[Exercise directions]:
All of the material below is to be restated word for word, apart from the pictures.

[Given material]:
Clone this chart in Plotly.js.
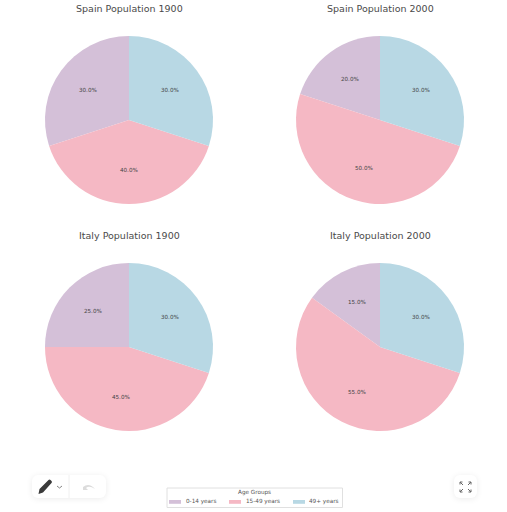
<!DOCTYPE html>
<html><head><meta charset="utf-8">
<script src="https://cdn.plot.ly/plotly-3.0.1.min.js"></script>
<style>
html,body{margin:0;padding:0;background:#fff;overflow:hidden}
#c{width:507px;height:512px;position:absolute;left:0;top:0}
.tb{position:absolute;background:#fff;border-radius:6px;box-shadow:0 1px 6px rgba(0,0,0,.08)}
</style></head><body>
<div id="c"></div>
<div class="tb" style="left:32px;top:475px;width:74px;height:23px">
<svg width="74" height="23" viewBox="0 0 74 23">
<path d="M6.5 19 L7.5 14 L16.5 5 Q17.5 4 18.5 5 L19.5 6 Q20.5 7 19.5 8 L11 17.5 Z" fill="#3a3a3a"/>
<path d="M25 11 L27.5 13 L30 11" fill="none" stroke="#777" stroke-width="0.9"/>
<line x1="37" y1="0" x2="37" y2="23" stroke="#f0f0f0"/>
<path d="M51 12 Q57 7 63 14 Q57 10 54 13 L56 15 L51 15 Z" fill="#dcdcdc"/>
</svg></div>
<div class="tb" style="left:454px;top:475px;width:23px;height:23px">
<svg width="23" height="23" viewBox="0 0 23 23" fill="none" stroke="#666" stroke-width="1">
<path d="M6 7 L9 10 M6 7 H8.5 M6 7 V9.5 M17 7 L14 10 M17 7 H14.5 M17 7 V9.5 M6 17 L9 14 M6 17 H8.5 M6 17 V14.5 M17 17 L14 14 M17 17 H14.5 M17 17 V14.5"/>
</svg></div>
<script>
const labels = ['0-14 years','15-49 years','49+ years'];
const colors = ['#D4C0D8','#F5B8C4','#B8D8E4'];
const spain1900 = [30,40,30];
const spain2000 = [20,50,30];
const italy1900 = [25,45,30];
const italy2000 = [15,55,30];
const titles = ['Spain Population 1900','Spain Population 2000','Italy Population 1900','Italy Population 2000'];
const legendTitle = 'Age Groups';
const W=507,H=512;
const boxes=[[45,213,36,204],[296,464,36,204],[45,213,263,431],[296,464,263,431]];
const series=[spain1900,spain2000,italy1900,italy2000];
const font='"DejaVu Sans", sans-serif';
const px=x=>x/W, py=y=>1-y/H;
const total=v=>v.reduce((a,b)=>a+b,0);
const data=series.map((v,i)=>({
  type:'pie',values:v,labels:labels,sort:false,direction:'counterclockwise',
  rotation:-360*v[0]/total(v),
  marker:{colors:colors,line:{width:0}},
  textinfo:'none',hoverinfo:'label+percent',
  showlegend:false,
  domain:{x:[px(boxes[i][0]),px(boxes[i][1])],y:[py(boxes[i][3]),py(boxes[i][2])]}
}));
const annotations=titles.map((t,i)=>({
  text:t,showarrow:false,xref:'paper',yref:'paper',xanchor:'center',yanchor:'middle',
  x:px((boxes[i][0]+boxes[i][1])/2),y:py(boxes[i][2]-27.5),
  font:{family:font,size:9.5,color:'#4a4a4a'}
}));
// percentage labels, placed at 0.6 of the radius on each slice's mid-angle (from the data)
series.forEach((v,i)=>{
  const b=boxes[i],cx=(b[0]+b[1])/2,cy=(b[2]+b[3])/2,r=(b[1]-b[0])/2,t=total(v);
  let acc=0;
  v.forEach(x=>{
    const mid=(acc+x/2)/t*2*Math.PI; acc+=x;
    annotations.push({text:(x/t*100).toFixed(1)+'%',showarrow:false,xref:'paper',yref:'paper',
      xanchor:'center',yanchor:'middle',
      x:px(cx-0.6*r*Math.sin(mid)),y:py(cy-0.6*r*Math.cos(mid)),
      font:{family:font,size:5.6,color:'#444'}});
  });
});
const swatchX=[169,229,293], labelX=[186,246,309];
const shapes=[{type:'rect',xref:'paper',yref:'paper',x0:px(167),x1:px(342.5),y0:py(507.5),y1:py(488),line:{color:'#e0e0e0',width:1},fillcolor:'#fff'}];
labels.forEach((l,i)=>{
  shapes.push({type:'rect',xref:'paper',yref:'paper',x0:px(swatchX[i]),x1:px(swatchX[i]+12),y0:py(503.8),y1:py(500),line:{width:0},fillcolor:colors[i]});
  annotations.push({text:l,showarrow:false,xref:'paper',yref:'paper',xanchor:'left',yanchor:'middle',x:px(labelX[i]),y:py(501.8),xshift:-2,font:{family:font,size:5.7,color:'#555'}});
});
annotations.push({text:legendTitle,showarrow:false,xref:'paper',yref:'paper',xanchor:'center',yanchor:'middle',x:px(254.5),y:py(492.8),font:{family:font,size:5.7,color:'#555'}});
Plotly.newPlot('c',data,{
  width:W,height:H,margin:{l:0,r:0,t:0,b:0},paper_bgcolor:'#fff',
  annotations:annotations,shapes:shapes,showlegend:false,
  font:{family:font}
},{displayModeBar:false,responsive:false});
</script></body></html>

[Result]:
Clone this chart in Plotly.js.
<!DOCTYPE html>
<html><head><meta charset="utf-8">
<script src="https://cdn.plot.ly/plotly-3.0.1.min.js"></script>
<style>
html,body{margin:0;padding:0;background:#fff;overflow:hidden}
#c{width:507px;height:512px;position:absolute;left:0;top:0}
.tb{position:absolute;background:#fff;border-radius:6px;box-shadow:0 1px 6px rgba(0,0,0,.08)}
</style></head><body>
<div id="c"></div>
<div class="tb" style="left:32px;top:475px;width:74px;height:23px">
<svg width="74" height="23" viewBox="0 0 74 23">
<path d="M6.5 19 L7.5 14 L16.5 5 Q17.5 4 18.5 5 L19.5 6 Q20.5 7 19.5 8 L11 17.5 Z" fill="#3a3a3a"/>
<path d="M25 11 L27.5 13 L30 11" fill="none" stroke="#777" stroke-width="0.9"/>
<line x1="37" y1="0" x2="37" y2="23" stroke="#f0f0f0"/>
<path d="M51 12 Q57 7 63 14 Q57 10 54 13 L56 15 L51 15 Z" fill="#dcdcdc"/>
</svg></div>
<div class="tb" style="left:454px;top:475px;width:23px;height:23px">
<svg width="23" height="23" viewBox="0 0 23 23" fill="none" stroke="#666" stroke-width="1">
<path d="M6 7 L9 10 M6 7 H8.5 M6 7 V9.5 M17 7 L14 10 M17 7 H14.5 M17 7 V9.5 M6 17 L9 14 M6 17 H8.5 M6 17 V14.5 M17 17 L14 14 M17 17 H14.5 M17 17 V14.5"/>
</svg></div>
<script>
const labels = ['0-14 years','15-49 years','49+ years'];
const colors = ['#D4C0D8','#F5B8C4','#B8D8E4'];
const spain1900 = [30,40,30];
const spain2000 = [20,50,30];
const italy1900 = [25,45,30];
const italy2000 = [15,55,30];
const titles = ['Spain Population 1900','Spain Population 2000','Italy Population 1900','Italy Population 2000'];
const legendTitle = 'Age Groups';
const W=507,H=512;
const boxes=[[45,213,36,204],[296,464,36,204],[45,213,263,431],[296,464,263,431]];
const series=[spain1900,spain2000,italy1900,italy2000];
const font='"DejaVu Sans", sans-serif';
const px=x=>x/W, py=y=>1-y/H;
const total=v=>v.reduce((a,b)=>a+b,0);
const data=series.map((v,i)=>({
  type:'pie',values:v,labels:labels,sort:false,direction:'counterclockwise',
  rotation:-360*v[0]/total(v),
  marker:{colors:colors,line:{width:0}},
  textinfo:'none',hoverinfo:'label+percent',
  showlegend:false,
  domain:{x:[px(boxes[i][0]),px(boxes[i][1])],y:[py(boxes[i][3]),py(boxes[i][2])]}
}));
const annotations=titles.map((t,i)=>({
  text:t,showarrow:false,xref:'paper',yref:'paper',xanchor:'center',yanchor:'middle',
  x:px((boxes[i][0]+boxes[i][1])/2),y:py(boxes[i][2]-27.5),
  font:{family:font,size:9.5,color:'#4a4a4a'}
}));
// percentage labels, placed at 0.6 of the radius on each slice's mid-angle (from the data)
series.forEach((v,i)=>{
  const b=boxes[i],cx=(b[0]+b[1])/2,cy=(b[2]+b[3])/2,r=(b[1]-b[0])/2,t=total(v);
  let acc=0;
  v.forEach(x=>{
    const mid=(acc+x/2)/t*2*Math.PI; acc+=x;
    annotations.push({text:(x/t*100).toFixed(1)+'%',showarrow:false,xref:'paper',yref:'paper',
      xanchor:'center',yanchor:'middle',
      x:px(cx-0.6*r*Math.sin(mid)),y:py(cy-0.6*r*Math.cos(mid)),
      font:{family:font,size:5.6,color:'#444'}});
  });
});
const swatchX=[169,229,293], labelX=[186,246,309];
const shapes=[{type:'rect',xref:'paper',yref:'paper',x0:px(167),x1:px(342.5),y0:py(507.5),y1:py(488),line:{color:'#e0e0e0',width:1},fillcolor:'#fff'}];
labels.forEach((l,i)=>{
  shapes.push({type:'rect',xref:'paper',yref:'paper',x0:px(swatchX[i]),x1:px(swatchX[i]+12),y0:py(503.8),y1:py(500),line:{width:0},fillcolor:colors[i]});
  annotations.push({text:l,showarrow:false,xref:'paper',yref:'paper',xanchor:'left',yanchor:'middle',x:px(labelX[i]),y:py(501.8),xshift:-2,font:{family:font,size:5.7,color:'#555'}});
});
annotations.push({text:legendTitle,showarrow:false,xref:'paper',yref:'paper',xanchor:'center',yanchor:'middle',x:px(254.5),y:py(492.8),font:{family:font,size:5.7,color:'#555'}});
Plotly.newPlot('c',data,{
  width:W,height:H,margin:{l:0,r:0,t:0,b:0},paper_bgcolor:'#fff',
  annotations:annotations,shapes:shapes,showlegend:false,
  font:{family:font}
},{displayModeBar:false,responsive:false});
</script></body></html>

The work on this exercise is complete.